Four Tennessee schools are now returning to local control after getting taken over by the state ten years ago. The Memphis-area schools were brought into the Achievement School District with the promise from state leaders to turn things around.

But the schools are now returning to Shelby County Schools with no significant improvement in test scores.

“The state has failed miserably in running schools and the state should not be in the business of being a school district, period,” State Rep. Antonio Parkinson said. “The Achievement School District came in and aggressively divided these communities and took over these schools, and then they performed worse than the schools they actually took over.”
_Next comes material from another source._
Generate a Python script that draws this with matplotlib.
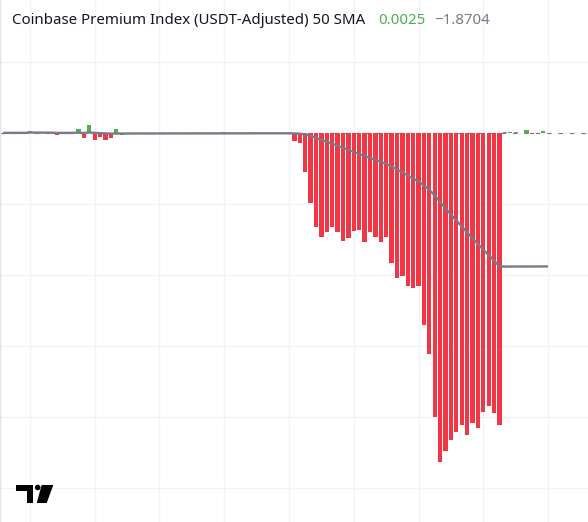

The latest data from the Department of Education shows each of the four schools report less than five percent of students performing at grade level. ASD as a whole reports just 4.5 percent of students performing at grade level.

That’s lower than Shelby County schools, with 11 percent of students testing at grade level.

Unacceptable, says JC Bowman with the Professional Educators of Tennessee.

“The Achievement School District, in my opinion, is a failure, and it’s time to pull the plug on it, and i hope there’s legislation to do that,” Bowman said.

The Department of Education started the Achievement School District more than a decade ago as part of the Race to the Top initiative. The program involves a state take over of the bottom five percent of schools. The schools return to local control once test scores improve.

These four schools are returning because they’ve hit the ten-year limit to the program, not because of student achievement.

State budget archives show the state has spent close to a billion dollars on the ASD since the program began in 2010.

Gov. Bill Lee pumped an added $25 million to its budget in 2020.